April 23, 2011
By Shaun Tandon (AFP)
WASHINGTON — A husband and wife who said they endured years of ill treatment in Chinese camps for practicing Falungong are urging greater global attention to the plight of the spiritual movement.
Zhang Lianying and her husband Niu Jinping, two high-profile practitioners of Falungong who angered authorities by speaking out to foreigners, arrived in the United States in January with their daughter just as China was starting a major crackdown on dissent.
The couple said they have spent most of the past decade in detention. In the most recent period, they said police took them away from their home with sacks over their heads shortly before the 2008 Beijing Olympics.

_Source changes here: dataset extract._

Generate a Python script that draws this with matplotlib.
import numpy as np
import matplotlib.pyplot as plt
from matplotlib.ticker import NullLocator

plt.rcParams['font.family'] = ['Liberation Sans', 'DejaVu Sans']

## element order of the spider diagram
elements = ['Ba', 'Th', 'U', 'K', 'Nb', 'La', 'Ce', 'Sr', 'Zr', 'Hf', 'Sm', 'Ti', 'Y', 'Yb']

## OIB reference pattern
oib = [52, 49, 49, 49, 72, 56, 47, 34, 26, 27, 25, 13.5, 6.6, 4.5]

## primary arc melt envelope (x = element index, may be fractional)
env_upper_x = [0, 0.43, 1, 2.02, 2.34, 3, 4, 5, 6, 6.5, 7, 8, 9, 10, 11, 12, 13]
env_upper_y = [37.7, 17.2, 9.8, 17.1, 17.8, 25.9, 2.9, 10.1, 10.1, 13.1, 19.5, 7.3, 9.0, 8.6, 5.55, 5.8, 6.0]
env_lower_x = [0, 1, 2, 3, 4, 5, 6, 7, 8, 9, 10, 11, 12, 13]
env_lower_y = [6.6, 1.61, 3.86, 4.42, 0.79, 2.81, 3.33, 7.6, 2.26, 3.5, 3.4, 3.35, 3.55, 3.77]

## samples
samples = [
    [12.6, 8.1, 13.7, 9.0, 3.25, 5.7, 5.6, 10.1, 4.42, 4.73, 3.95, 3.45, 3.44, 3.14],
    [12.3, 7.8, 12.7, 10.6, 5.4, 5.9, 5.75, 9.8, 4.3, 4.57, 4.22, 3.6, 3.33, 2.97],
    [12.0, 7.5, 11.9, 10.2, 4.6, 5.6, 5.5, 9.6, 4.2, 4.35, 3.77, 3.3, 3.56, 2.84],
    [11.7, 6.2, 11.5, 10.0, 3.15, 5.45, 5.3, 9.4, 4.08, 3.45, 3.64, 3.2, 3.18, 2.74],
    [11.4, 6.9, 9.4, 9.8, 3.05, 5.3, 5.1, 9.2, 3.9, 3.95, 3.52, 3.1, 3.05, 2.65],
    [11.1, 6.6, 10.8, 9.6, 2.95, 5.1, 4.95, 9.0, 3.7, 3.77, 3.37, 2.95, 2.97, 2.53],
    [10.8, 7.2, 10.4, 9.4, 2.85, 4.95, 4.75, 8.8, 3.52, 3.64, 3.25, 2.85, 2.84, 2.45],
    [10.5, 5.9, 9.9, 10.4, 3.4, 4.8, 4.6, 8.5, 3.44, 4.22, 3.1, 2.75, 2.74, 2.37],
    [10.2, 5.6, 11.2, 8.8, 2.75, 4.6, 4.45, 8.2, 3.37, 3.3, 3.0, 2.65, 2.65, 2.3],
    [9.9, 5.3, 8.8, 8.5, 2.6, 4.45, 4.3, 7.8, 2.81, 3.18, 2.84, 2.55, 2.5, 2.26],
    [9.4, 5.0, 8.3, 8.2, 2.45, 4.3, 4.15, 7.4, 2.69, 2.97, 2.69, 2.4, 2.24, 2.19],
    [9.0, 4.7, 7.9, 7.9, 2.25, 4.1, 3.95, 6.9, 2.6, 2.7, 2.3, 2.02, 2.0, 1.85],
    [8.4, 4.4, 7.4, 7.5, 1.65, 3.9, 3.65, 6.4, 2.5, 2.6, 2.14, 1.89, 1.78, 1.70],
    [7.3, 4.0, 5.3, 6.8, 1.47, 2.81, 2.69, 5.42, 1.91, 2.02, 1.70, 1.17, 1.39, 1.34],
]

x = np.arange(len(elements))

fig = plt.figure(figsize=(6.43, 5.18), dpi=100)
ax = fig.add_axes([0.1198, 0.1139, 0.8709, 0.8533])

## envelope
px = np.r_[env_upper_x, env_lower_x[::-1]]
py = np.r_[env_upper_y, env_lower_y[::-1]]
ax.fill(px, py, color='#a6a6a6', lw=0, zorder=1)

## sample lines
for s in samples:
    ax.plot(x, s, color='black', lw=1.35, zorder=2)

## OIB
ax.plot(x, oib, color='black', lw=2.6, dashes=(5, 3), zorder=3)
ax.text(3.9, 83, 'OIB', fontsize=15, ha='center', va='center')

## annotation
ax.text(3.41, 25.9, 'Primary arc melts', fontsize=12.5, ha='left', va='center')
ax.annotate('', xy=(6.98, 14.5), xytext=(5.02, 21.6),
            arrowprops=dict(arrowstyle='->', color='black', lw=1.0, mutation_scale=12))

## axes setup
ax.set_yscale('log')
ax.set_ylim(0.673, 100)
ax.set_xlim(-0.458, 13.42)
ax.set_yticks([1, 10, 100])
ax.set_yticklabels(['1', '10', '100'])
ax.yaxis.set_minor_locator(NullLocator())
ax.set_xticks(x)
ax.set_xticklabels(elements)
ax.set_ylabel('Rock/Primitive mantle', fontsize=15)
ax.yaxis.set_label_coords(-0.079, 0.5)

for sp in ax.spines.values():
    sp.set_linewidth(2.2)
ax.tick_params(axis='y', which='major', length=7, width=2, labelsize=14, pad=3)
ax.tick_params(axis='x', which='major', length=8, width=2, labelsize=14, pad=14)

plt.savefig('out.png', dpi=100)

The two were separated, with Zhang saying she was taken to the Masanjia re-education camp. She said that hundreds of Falungong practitioners were held at the camp and that guards tried to make an example out of her.
“I went through all sorts of torture. I would shout, ‘Falungong is good!’, all the time and then they would beat me on the mouth with a big plank of wood or tie me up,” she said, showing indentations on her wrists she said came from rope.

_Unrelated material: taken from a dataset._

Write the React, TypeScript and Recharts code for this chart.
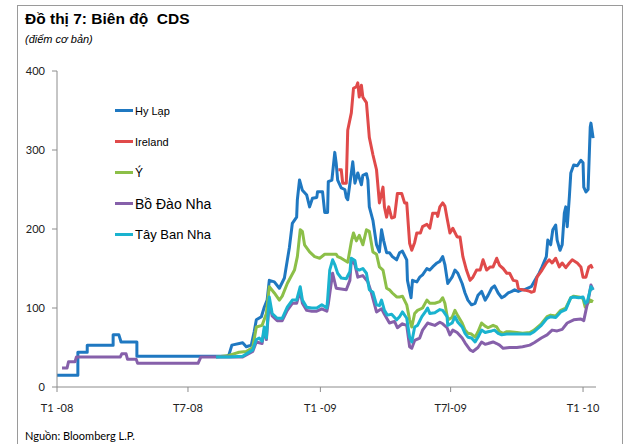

“My face would be covered all black and blue from bruises,” she told AFP on a recent visit to Washington.
She said that guards at the Masanjia camp, which is near the northeastern city of Shenyang, put psychological pressure on Falungong practitioners to renounce their faith and then to beat fellow inmates who would not.

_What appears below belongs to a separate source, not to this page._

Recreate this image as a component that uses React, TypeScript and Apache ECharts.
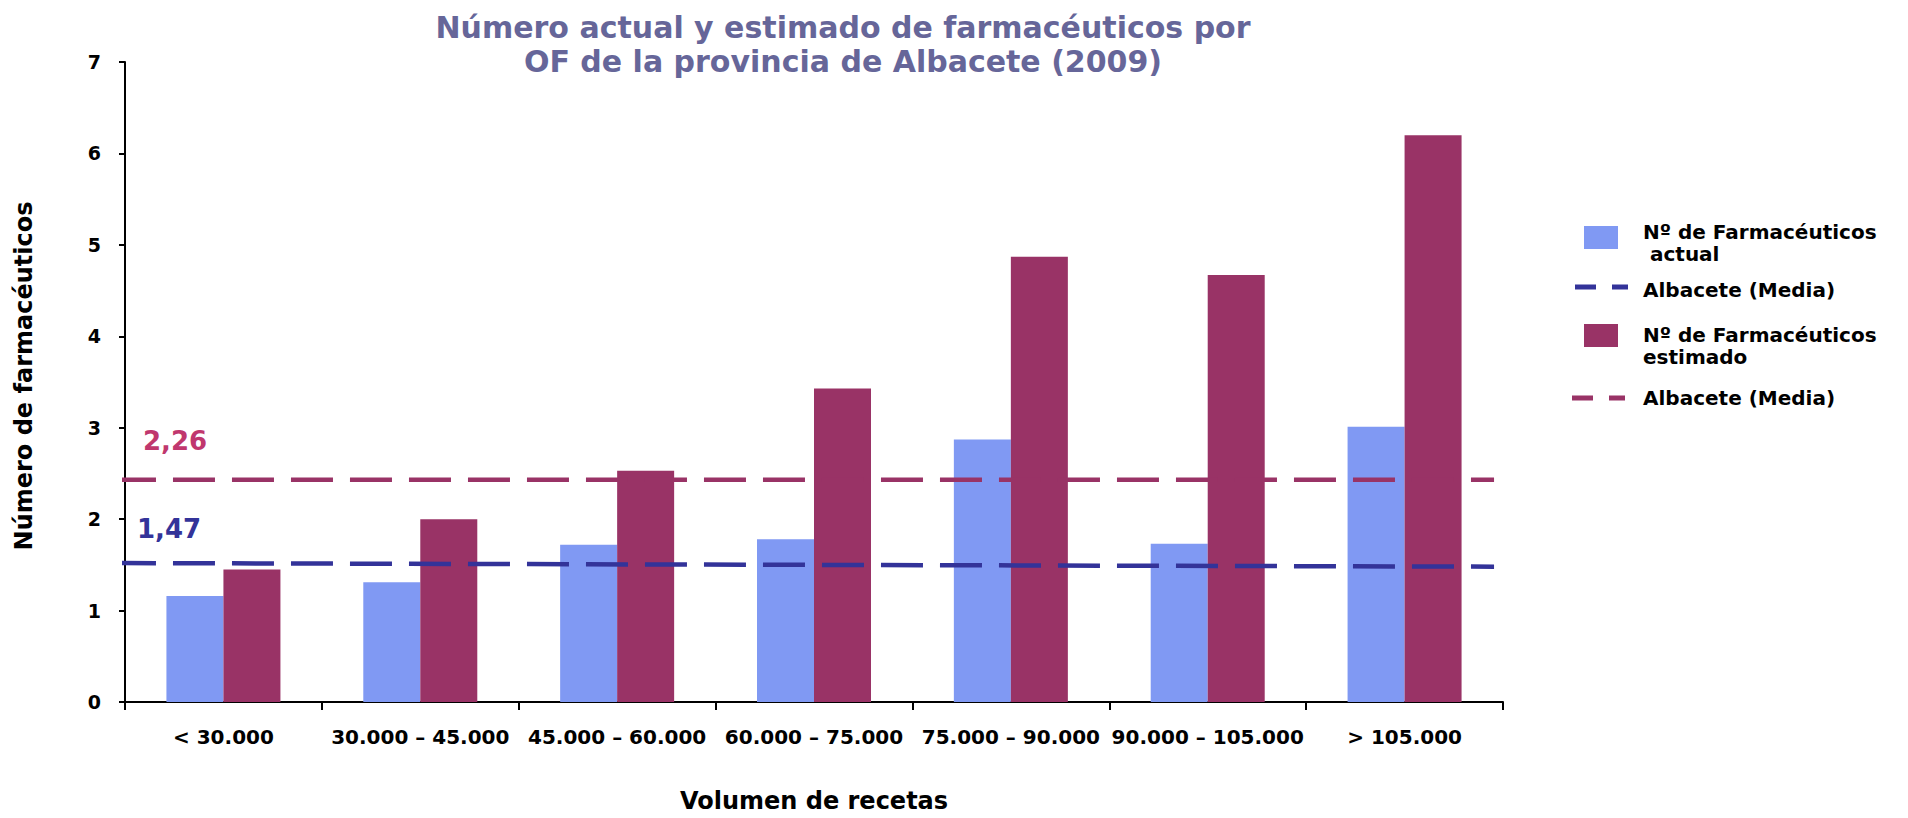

One woman “was cursed and verbally abused so much by the guards, especially during public meetings, that instead of beating others she began to bite them and the officials encouraged her,” Zhang said.
Her husband said he was told that he was detained for meeting in Beijing with Edward McMillan-Scott, a Briton who serves as a vice president of the European parliament, to discuss the Falungong’s plight.
Upon arrival at a detention center, Niu said a policeman said, “Go!” and immediately more than a dozen officers and four inmates stripped him to his underwear and administered electric shocks across his body.
Niu said he was freed as scheduled in October last year and Zhang was released a month later. While many dissidents try to leave China by sneaking into third countries, a Falungong representative said that Niu and Zhang left on a normal commercial flight.
Zhang had connections with a police officer who assisted with visas, said Levi Browde, spokesman for the Falun Dafa Information Center in New York.
“It was a miracle, really,” he said. “I have never seen this before.”
Zhang said she wanted the United States and other countries to put greater attention on the Falungong.
“The Chinese news media do not talk about the Falungong persecution, but it is still going on intensely behind closed doors,” she said.
Falungong — a movement loosely based on Buddhist, Taoist and Confucian philosophies — enjoyed growing popularity among the Chinese in the 1990s.
China’s communist government banned the group in 1999 after thousands of practitioners — including Zhang and Niu — silently converged in Beijing to air their grievances, showing their organizational might.
Chinese foreign ministry spokesman Qin Gang last year defended measures against the Falungong, calling it an “anti-human, anti-society and anti-science cult.”
While China has tightly restricted Falungong for the past decade, it has recently launched one of its broadest clampdowns on dissent in years amid a wave of anti-government protests in the Middle East.
The United States and China will hold an annual dialogue on human rights in Beijing starting on Wednesday. Michael Posner, who will lead the US side at the talks, said at a recent press conference that China’s labor camps were “full of people that have affiliation with Falungong.”